Economic Implications
Biomass energy plays a crucial role in the United States' economy, particularly in rural areas where biomass resources are abundant. The sector provides jobs in biomass production, transportation, and conversion facilities. Additionally, biomass energy contributes to energy security by diversifying the energy supply and reducing dependence on fossil fuels.
Job Creation
The biomass energy sector supports a range of employment opportunities, from agricultural and forestry operations to engineering and technical roles in biomass conversion facilities. The development of biomass energy projects can stimulate local economies by creating jobs and increasing demand for local services.
Market Dynamics
The market for biomass energy is influenced by several factors, including feedstock availability, technological advancements, and policy incentives. The cost-competitiveness of biomass energy compared to other renewable sources and fossil fuels is a critical determinant of its market growth.
Environmental Impacts
Biomass energy has both positive and negative environmental impacts, which must be carefully managed to ensure sustainability.
Greenhouse Gas Emissions
Biomass energy is considered carbon-neutral, as the carbon dioxide released during biomass combustion is offset by the carbon dioxide absorbed during the growth of the biomass. However, the overall greenhouse gas emissions depend on the entire lifecycle of biomass production, processing, and conversion.
Land Use and Biodiversity
The cultivation of energy crops and the extraction of biomass can impact land use and biodiversity. It is essential to implement sustainable land management practices to minimize negative impacts on ecosystems and ensure that biomass production does not compete with food production.
Air and Water Quality
Biomass combustion can result in air pollutants such as particulate matter and nitrogen oxides. Advanced combustion technologies and emission control systems are necessary to mitigate these impacts. Additionally, biomass processing and conversion can affect water quality, necessitating proper wastewater management practices.

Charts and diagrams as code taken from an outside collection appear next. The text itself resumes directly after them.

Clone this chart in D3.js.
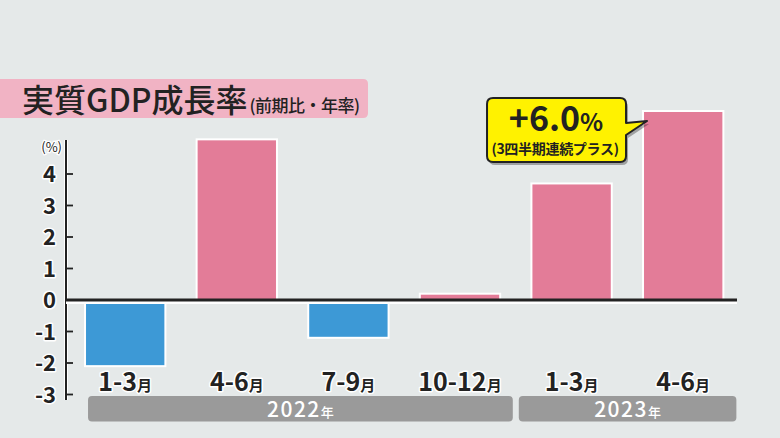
<!DOCTYPE html>
<html><head><meta charset="utf-8">
<script src="https://cdn.jsdelivr.net/npm/d3@7"></script>
<style>
html,body{margin:0;padding:0;background:#E5E9E9;}
svg{display:block;}
text{font-family:"Noto Sans CJK JP","Noto Sans",sans-serif;}
</style></head>
<body><svg id="c" width="780" height="438"></svg>
<script>
const categories = ["1-3","4-6","7-9","10-12","1-3","4-6"];
const values = [-2.1, 5.1, -1.2, 0.2, 3.7, 6.0];
const monthSuffix = "月";
const years = ["2022","2023"];
const yearSpans = [[0,3],[4,5]];
const yearSuffix = "年";
const yTicks = [-3,-2,-1,0,1,2,3,4];
const title = "実質GDP成長率";
const subtitle = "(前期比・年率)";
const unitLabel = "(%)";
const calloutMain = "+6.0";
const calloutPct = "%";
const calloutSub = "(3四半期連続プラス)";

(function(){
const svg = d3.select("#c");
const W = 780, H = 438;
svg.append("rect").attr("width",W).attr("height",H).attr("fill","#E5E9E9");

const x = d3.scaleBand().domain(d3.range(categories.length)).range([69.4,739]).paddingInner(0.28).paddingOuter(0.14);
const y = d3.scaleLinear().domain([-3,4]).range([394.5,174]);

const axisX = 66;
// title box
svg.append("path")
  .attr("d","M0,79 H363 Q368,79 368,84 V113 Q368,118 363,118 H0 Z")
  .attr("fill","#F1B3C4");
const tt = svg.append("text").attr("x",22).attr("y",112).attr("fill","#222");
tt.append("tspan").attr("font-size",32).attr("font-weight",500).text(title);
tt.append("tspan").attr("font-size",17).attr("font-weight",500).attr("dx",2).attr("letter-spacing",-0.5).text(subtitle);

// bars
svg.selectAll("rect.bar").data(values).join("rect").attr("class","bar")
  .attr("x",(d,i)=>x(i)).attr("width",x.bandwidth())
  .attr("y",d=>y(Math.max(0,d))).attr("height",d=>Math.abs(y(d)-y(0)))
  .attr("fill",d=>d>=0?"#E37C98":"#3D99D6")
  .attr("stroke","#fff").attr("stroke-width",2);

// y axis
const axTop = 140, axBottom = 400;
svg.append("line").attr("x1",axisX).attr("x2",axisX).attr("y1",axTop).attr("y2",axBottom)
  .attr("stroke","#fff").attr("stroke-width",4);
svg.append("line").attr("x1",axisX).attr("x2",axisX).attr("y1",axTop).attr("y2",axBottom)
  .attr("stroke","#222").attr("stroke-width",2);
const tk = svg.selectAll("g.tick").data(yTicks).join("g").attr("class","tick");
tk.filter(d=>d!==0).append("line").attr("x1",axisX).attr("x2",axisX+7).attr("y1",d=>y(d)).attr("y2",d=>y(d))
  .attr("stroke","#222").attr("stroke-width",1.8);
tk.append("text").attr("x",56).attr("y",d=>y(d)+8).attr("text-anchor","end")
  .attr("font-size",22).attr("font-weight",700).attr("fill","#222")
  .attr("stroke","#fff").attr("stroke-width",3).attr("paint-order","stroke").attr("stroke-linejoin","round")
  .text(d=>String(d));
svg.append("text").attr("x",62).attr("y",152).attr("text-anchor","end")
  .attr("font-size",13).attr("fill","#222")
  .attr("stroke","#fff").attr("stroke-width",2.5).attr("paint-order","stroke")
  .text(unitLabel);

// zero line
svg.append("line").attr("x1",axisX).attr("x2",737).attr("y1",y(0)+2).attr("y2",y(0)+2)
  .attr("stroke","#fff").attr("stroke-width",4);
svg.append("line").attr("x1",axisX).attr("x2",737).attr("y1",y(0)).attr("y2",y(0))
  .attr("stroke","#222").attr("stroke-width",3);

// x labels
const xl = svg.selectAll("text.xl").data(categories).join("text").attr("class","xl")
  .attr("x",(d,i)=>x(i)+x.bandwidth()/2).attr("y",391).attr("text-anchor","middle")
  .attr("fill","#222").attr("font-weight",700)
  .attr("stroke","#fff").attr("stroke-width",3).attr("paint-order","stroke").attr("stroke-linejoin","round");
xl.append("tspan").attr("font-size",25).text(d=>d);
xl.append("tspan").attr("font-size",15).text(monthSuffix);

// year bars
const yearLeft = (i)=> i===0 ? x(yearSpans[i][0])+3 : (x(yearSpans[i-1][1])+x.bandwidth()+x(yearSpans[i][0]))/2+3;
const yearRight = (i)=> i===years.length-1 ? x(yearSpans[i][1])+x.bandwidth()+13 : (x(yearSpans[i][1])+x.bandwidth()+x(yearSpans[i+1][0]))/2-3;
years.forEach((yr,i)=>{
  const l = yearLeft(i), r = yearRight(i);
  svg.append("rect").attr("x",l).attr("y",396).attr("width",r-l).attr("height",25.5).attr("rx",4)
    .attr("fill","#9A9A9A");
  const t = svg.append("text").attr("x",(l+r)/2).attr("y",416.5).attr("text-anchor","middle").attr("fill","#fff").attr("font-weight",500);
  t.append("tspan").attr("font-size",21).attr("letter-spacing",1.5).text(yr);
  t.append("tspan").attr("font-size",13).text(yearSuffix);
});

// callout
const li = values.length-1;
const cx = x(li) - 87, cTop = 98, cBot = 162, cL = cx-69, cR = cx+70;
const tipX = x(li)+4, tipY = y(values[li])+10;
const cpath = `M${cL+6},${cTop} H${cR-6} Q${cR},${cTop} ${cR},${cTop+6} V${cTop+25} L${tipX},${tipY} L${cR},${cTop+37} V${cBot-6} Q${cR},${cBot} ${cR-6},${cBot} H${cL+6} Q${cL},${cBot} ${cL},${cBot-6} V${cTop+6} Q${cL},${cTop} ${cL+6},${cTop} Z`;
svg.append("path").attr("d",cpath).attr("transform","translate(2,3)").attr("fill","rgba(0,0,0,0.3)");
svg.append("path").attr("d",cpath).attr("fill","#FFF200").attr("stroke","#222").attr("stroke-width",2).attr("stroke-linejoin","round");
const ct = svg.append("text").attr("x",cx).attr("y",131).attr("text-anchor","middle").attr("fill","#222").attr("font-weight",700);
ct.append("tspan").attr("font-size",34).text(calloutMain);
ct.append("tspan").attr("font-size",24).text(calloutPct);
svg.append("text").attr("x",cx-1).attr("y",154).attr("text-anchor","middle").attr("fill","#222")
  .attr("font-weight",700).attr("font-size",14).attr("letter-spacing",-0.3).text(calloutSub);
})();
</script></body></html>
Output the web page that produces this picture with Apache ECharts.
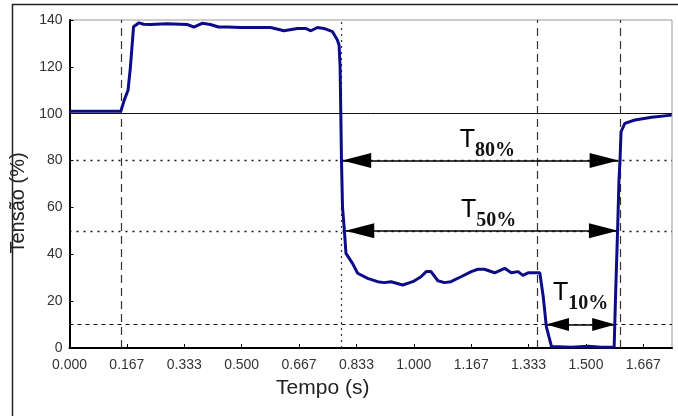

Policy and Regulatory Framework
The development of biomass energy in the United States is supported by a range of policies and regulations at the federal, state, and local levels.
Federal Policies
Federal policies such as the Renewable Fuel Standard (RFS) and the Biomass Crop Assistance Program (BCAP) provide incentives for biomass energy production and utilization. The RFS mandates the blending of renewable fuels, including biomass-derived fuels, into the transportation fuel supply, while BCAP supports the establishment and production of biomass feedstocks.
State Initiatives
Several states have implemented policies to promote biomass energy, including renewable portfolio standards (RPS) and financial incentives for biomass projects. These initiatives vary by state, reflecting regional differences in biomass resources and energy needs.
Research and Development
The United States government supports research and development initiatives to advance biomass energy technologies and improve their economic and environmental performance. Collaborative efforts between government agencies, academic institutions, and industry stakeholders are crucial for driving innovation in the biomass sector.
Future Prospects
The future of biomass energy in the United States is shaped by technological advancements, policy developments, and market dynamics. Continued investment in research and development is essential to enhance the efficiency and sustainability of biomass energy systems. Additionally, the integration of biomass energy with other renewable energy sources can contribute to a more resilient and diversified energy system.